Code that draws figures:
----

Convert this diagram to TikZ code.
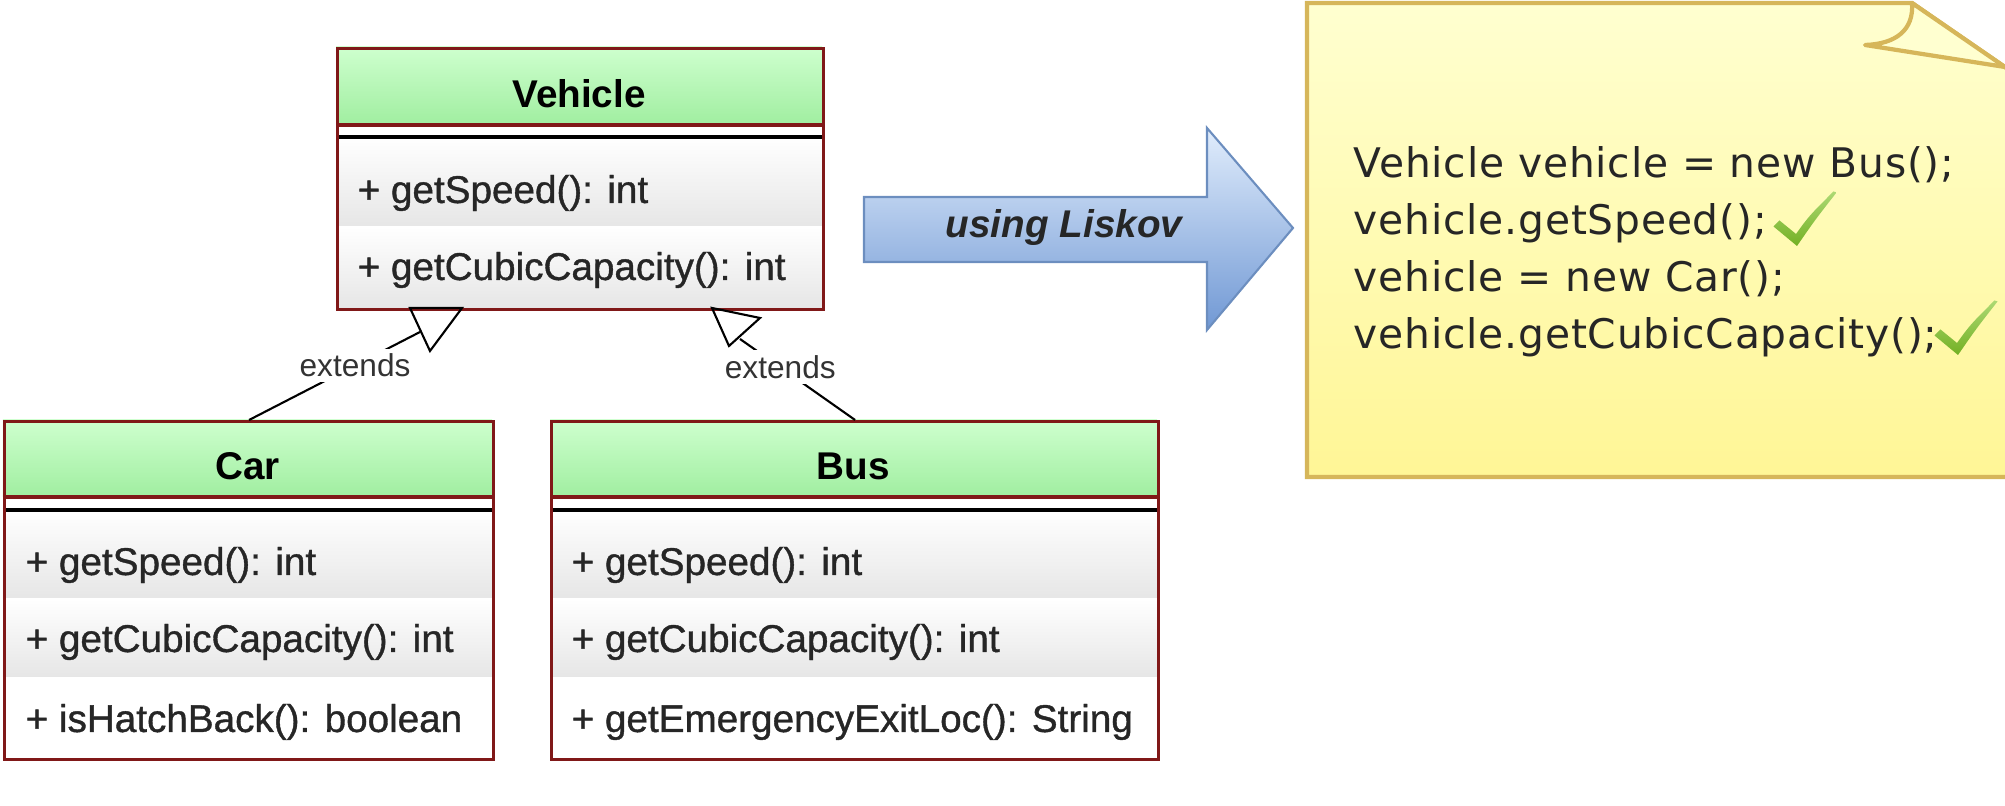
\documentclass[tikz,border=0pt]{standalone}
\usepackage{fontspec}
\setmainfont{Liberation Sans}
\newfontfamily\memberfont[FakeBold=1]{Liberation Sans}
\newfontfamily\notefont[LetterSpace=2]{DejaVu Sans}
\usepackage{tikz}

\definecolor{umlred}{RGB}{128,24,24}
\definecolor{headtop}{RGB}{206,255,206}
\definecolor{headbot}{RGB}{160,238,160}
\definecolor{rowgray}{RGB}{230,230,230}
\definecolor{notetop}{RGB}{255,255,208}
\definecolor{notebot}{RGB}{255,246,150}
\definecolor{noteline}{RGB}{214,182,90}
\definecolor{arrtop}{RGB}{225,237,252}
\definecolor{arrbot}{RGB}{112,152,212}
\definecolor{arrline}{RGB}{108,142,191}
\definecolor{okgreen}{RGB}{128,196,40}

\tikzset{
  frame/.style={draw=umlred, line width=0.9pt, inner sep=0pt, anchor=north west},
  headfill/.style={top color=headtop, bottom color=headbot},
  rowfill/.style={top color=white, bottom color=rowgray},
  title/.style={font=\fontsize{11}{13}\selectfont\bfseries, anchor=base, inner sep=0pt},
  member/.style={font=\memberfont\fontsize{11}{13}\selectfont, text=black!85, anchor=base west, inner sep=0pt},
  conn/.style={draw=black, line width=0.6pt},
  extlabel/.style={font=\fontsize{9}{11}\selectfont, text=black!80, fill=white, inner sep=1.5pt},
  code/.style={font=\notefont\fontsize{11.6}{13}\selectfont, text=black!85, anchor=base west, inner sep=0pt},
  okmark/.pic={
    \shade[top color=okgreen!65!white, bottom color=okgreen!90!black]
      (0,-0.02) -- (-0.235,0.175) -- (-0.175,0.235) -- (-0.01,0.10)
      .. controls (0.12,0.28) .. (0.365,0.525) -- (0.395,0.515)
      .. controls (0.18,0.24) .. (0,-0.02) -- cycle;
  },
}

\begin{document}
\begin{tikzpicture}
  \useasboundingbox (0,0) rectangle (20.05,8.06);

  % Vehicle class
  \shade[headfill] (3.36,7.59) rectangle (8.22,6.81);
  \shade[rowfill] (3.36,6.69) rectangle (8.22,5.79);
  \shade[rowfill] (3.36,5.79) rectangle (8.22,4.98);
  \draw[draw=umlred, line width=0.9pt] (3.36,6.81) -- (8.22,6.81);
  \draw[line width=0.9pt] (3.36,6.69) -- (8.22,6.69);
  \node[frame, minimum width=4.86cm, minimum height=2.61cm] (vehicle) at (3.36,7.59) {};
  \node[title] at (5.79,6.98) {Vehicle};
  \node[member] at (3.57,6.03) {+ getSpeed(): int};
  \node[member] at (3.57,5.26) {+ getCubicCapacity(): int};

  % Car class
  \shade[headfill] (0.03,3.86) rectangle (4.92,3.09);
  \shade[rowfill] (0.03,2.96) rectangle (4.92,2.07);
  \shade[rowfill] (0.03,2.07) rectangle (4.92,1.29);
  \draw[draw=umlred, line width=0.9pt] (0.03,3.09) -- (4.92,3.09);
  \draw[line width=0.9pt] (0.03,2.96) -- (4.92,2.96);
  \node[frame, minimum width=4.89cm, minimum height=3.38cm] (car) at (0.03,3.86) {};
  \node[title] at (2.475,3.26) {Car};
  \node[member] at (0.25,2.31) {+ getSpeed(): int};
  \node[member] at (0.25,1.54) {+ getCubicCapacity(): int};
  \node[member] at (0.25,0.74) {+ isHatchBack(): boolean};

  % Bus class
  \shade[headfill] (5.50,3.86) rectangle (11.57,3.09);
  \shade[rowfill] (5.50,2.96) rectangle (11.57,2.07);
  \shade[rowfill] (5.50,2.07) rectangle (11.57,1.29);
  \draw[draw=umlred, line width=0.9pt] (5.50,3.09) -- (11.57,3.09);
  \draw[line width=0.9pt] (5.50,2.96) -- (11.57,2.96);
  \node[frame, minimum width=6.07cm, minimum height=3.38cm] (bus) at (5.50,3.86) {};
  \node[title] at (8.535,3.26) {Bus};
  \node[member] at (5.71,2.31) {+ getSpeed(): int};
  \node[member] at (5.71,1.54) {+ getCubicCapacity(): int};
  \node[member] at (5.71,0.74) {+ getEmergencyExitLoc(): String};

  % Generalisations
  \coordinate (vleft) at (4.20,4.74);
  \coordinate (vright) at (7.40,4.67);
  \draw[conn] (car.north) -- node[extlabel, pos=0.62] (extcar) {extends} (vleft);
  \draw[conn] (bus.north) -- node[extlabel, pos=0.65] (extbus) {extends} (vright);
  \draw[conn] (4.10,4.98) -- (4.62,4.98) -- (4.30,4.55) -- cycle;
  \draw[conn] (7.12,4.98) -- (7.60,4.88) -- (7.29,4.60) -- cycle;

  % Block arrow
  \shadedraw[top color=arrtop, bottom color=arrbot, draw=arrline, line width=0.6pt]
    (8.64,6.09) -- (12.07,6.09) -- (12.07,6.78) -- (12.93,5.78)
    -- (12.07,4.76) -- (12.07,5.44) -- (8.64,5.44) -- cycle;
  \node[font=\fontsize{11}{13}\selectfont\bfseries\itshape, text=black!85] (liskov) at (10.64,5.78) {using Liskov};

  % Note with folded corner
  \shadedraw[top color=notetop, bottom color=notebot, draw=noteline, line width=1.2pt]
    (13.07,3.29) -- (13.07,8.03) -- (19.12,8.03) -- (20.12,7.34) -- (20.12,3.29) -- cycle;
  \filldraw[fill=notetop, draw=noteline, line width=1.2pt, line join=round]
    (19.12,8.03) .. controls (19.14,7.76) and (18.96,7.62) .. (18.65,7.61) -- (20.05,7.39) -- cycle;
  \node[code] (ln1) at (13.53,6.28) {Vehicle vehicle = new Bus();};
  \node[code] (ln2) at (13.53,5.71) {vehicle.getSpeed();};
  \node[code] (ln3) at (13.53,5.14) {vehicle = new Car();};
  \node[code] (ln4) at (13.53,4.57) {vehicle.getCubicCapacity();};
  \pic at (17.97,5.62) {okmark};
  \pic at (19.58,4.53) {okmark};
\end{tikzpicture}
\end{document}
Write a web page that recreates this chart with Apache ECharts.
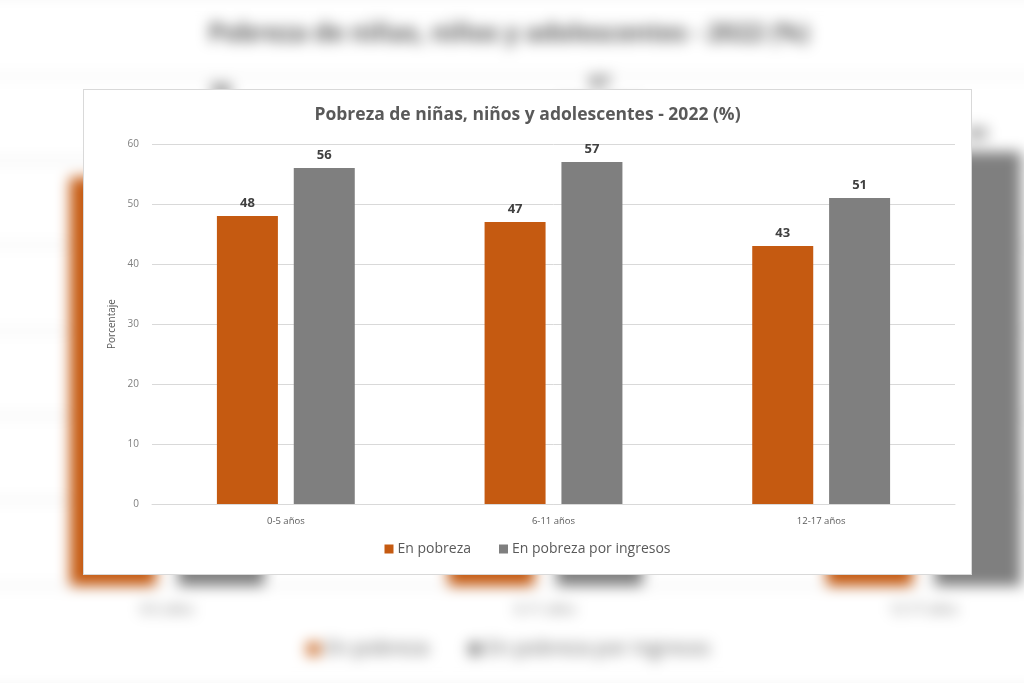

----

**Given exercise:** Repeat the data exactly in full, omitting its pictures.

**Exercise solution:**
Convert this diagram to TikZ code.
\documentclass[tikz,border=0pt]{standalone}
\usepackage{fontspec}
\setmainfont{Liberation Sans}
\newfontfamily\memberfont[FakeBold=1]{Liberation Sans}
\newfontfamily\notefont[LetterSpace=2]{DejaVu Sans}
\usepackage{tikz}

\definecolor{umlred}{RGB}{128,24,24}
\definecolor{headtop}{RGB}{206,255,206}
\definecolor{headbot}{RGB}{160,238,160}
\definecolor{rowgray}{RGB}{230,230,230}
\definecolor{notetop}{RGB}{255,255,208}
\definecolor{notebot}{RGB}{255,246,150}
\definecolor{noteline}{RGB}{214,182,90}
\definecolor{arrtop}{RGB}{225,237,252}
\definecolor{arrbot}{RGB}{112,152,212}
\definecolor{arrline}{RGB}{108,142,191}
\definecolor{okgreen}{RGB}{128,196,40}

\tikzset{
  frame/.style={draw=umlred, line width=0.9pt, inner sep=0pt, anchor=north west},
  headfill/.style={top color=headtop, bottom color=headbot},
  rowfill/.style={top color=white, bottom color=rowgray},
  title/.style={font=\fontsize{11}{13}\selectfont\bfseries, anchor=base, inner sep=0pt},
  member/.style={font=\memberfont\fontsize{11}{13}\selectfont, text=black!85, anchor=base west, inner sep=0pt},
  conn/.style={draw=black, line width=0.6pt},
  extlabel/.style={font=\fontsize{9}{11}\selectfont, text=black!80, fill=white, inner sep=1.5pt},
  code/.style={font=\notefont\fontsize{11.6}{13}\selectfont, text=black!85, anchor=base west, inner sep=0pt},
  okmark/.pic={
    \shade[top color=okgreen!65!white, bottom color=okgreen!90!black]
      (0,-0.02) -- (-0.235,0.175) -- (-0.175,0.235) -- (-0.01,0.10)
      .. controls (0.12,0.28) .. (0.365,0.525) -- (0.395,0.515)
      .. controls (0.18,0.24) .. (0,-0.02) -- cycle;
  },
}

\begin{document}
\begin{tikzpicture}
  \useasboundingbox (0,0) rectangle (20.05,8.06);

  % Vehicle class
  \shade[headfill] (3.36,7.59) rectangle (8.22,6.81);
  \shade[rowfill] (3.36,6.69) rectangle (8.22,5.79);
  \shade[rowfill] (3.36,5.79) rectangle (8.22,4.98);
  \draw[draw=umlred, line width=0.9pt] (3.36,6.81) -- (8.22,6.81);
  \draw[line width=0.9pt] (3.36,6.69) -- (8.22,6.69);
  \node[frame, minimum width=4.86cm, minimum height=2.61cm] (vehicle) at (3.36,7.59) {};
  \node[title] at (5.79,6.98) {Vehicle};
  \node[member] at (3.57,6.03) {+ getSpeed(): int};
  \node[member] at (3.57,5.26) {+ getCubicCapacity(): int};

  % Car class
  \shade[headfill] (0.03,3.86) rectangle (4.92,3.09);
  \shade[rowfill] (0.03,2.96) rectangle (4.92,2.07);
  \shade[rowfill] (0.03,2.07) rectangle (4.92,1.29);
  \draw[draw=umlred, line width=0.9pt] (0.03,3.09) -- (4.92,3.09);
  \draw[line width=0.9pt] (0.03,2.96) -- (4.92,2.96);
  \node[frame, minimum width=4.89cm, minimum height=3.38cm] (car) at (0.03,3.86) {};
  \node[title] at (2.475,3.26) {Car};
  \node[member] at (0.25,2.31) {+ getSpeed(): int};
  \node[member] at (0.25,1.54) {+ getCubicCapacity(): int};
  \node[member] at (0.25,0.74) {+ isHatchBack(): boolean};

  % Bus class
  \shade[headfill] (5.50,3.86) rectangle (11.57,3.09);
  \shade[rowfill] (5.50,2.96) rectangle (11.57,2.07);
  \shade[rowfill] (5.50,2.07) rectangle (11.57,1.29);
  \draw[draw=umlred, line width=0.9pt] (5.50,3.09) -- (11.57,3.09);
  \draw[line width=0.9pt] (5.50,2.96) -- (11.57,2.96);
  \node[frame, minimum width=6.07cm, minimum height=3.38cm] (bus) at (5.50,3.86) {};
  \node[title] at (8.535,3.26) {Bus};
  \node[member] at (5.71,2.31) {+ getSpeed(): int};
  \node[member] at (5.71,1.54) {+ getCubicCapacity(): int};
  \node[member] at (5.71,0.74) {+ getEmergencyExitLoc(): String};

  % Generalisations
  \coordinate (vleft) at (4.20,4.74);
  \coordinate (vright) at (7.40,4.67);
  \draw[conn] (car.north) -- node[extlabel, pos=0.62] (extcar) {extends} (vleft);
  \draw[conn] (bus.north) -- node[extlabel, pos=0.65] (extbus) {extends} (vright);
  \draw[conn] (4.10,4.98) -- (4.62,4.98) -- (4.30,4.55) -- cycle;
  \draw[conn] (7.12,4.98) -- (7.60,4.88) -- (7.29,4.60) -- cycle;

  % Block arrow
  \shadedraw[top color=arrtop, bottom color=arrbot, draw=arrline, line width=0.6pt]
    (8.64,6.09) -- (12.07,6.09) -- (12.07,6.78) -- (12.93,5.78)
    -- (12.07,4.76) -- (12.07,5.44) -- (8.64,5.44) -- cycle;
  \node[font=\fontsize{11}{13}\selectfont\bfseries\itshape, text=black!85] (liskov) at (10.64,5.78) {using Liskov};

  % Note with folded corner
  \shadedraw[top color=notetop, bottom color=notebot, draw=noteline, line width=1.2pt]
    (13.07,3.29) -- (13.07,8.03) -- (19.12,8.03) -- (20.12,7.34) -- (20.12,3.29) -- cycle;
  \filldraw[fill=notetop, draw=noteline, line width=1.2pt, line join=round]
    (19.12,8.03) .. controls (19.14,7.76) and (18.96,7.62) .. (18.65,7.61) -- (20.05,7.39) -- cycle;
  \node[code] (ln1) at (13.53,6.28) {Vehicle vehicle = new Bus();};
  \node[code] (ln2) at (13.53,5.71) {vehicle.getSpeed();};
  \node[code] (ln3) at (13.53,5.14) {vehicle = new Car();};
  \node[code] (ln4) at (13.53,4.57) {vehicle.getCubicCapacity();};
  \pic at (17.97,5.62) {okmark};
  \pic at (19.58,4.53) {okmark};
\end{tikzpicture}
\end{document}
Write a web page that recreates this chart with Apache ECharts.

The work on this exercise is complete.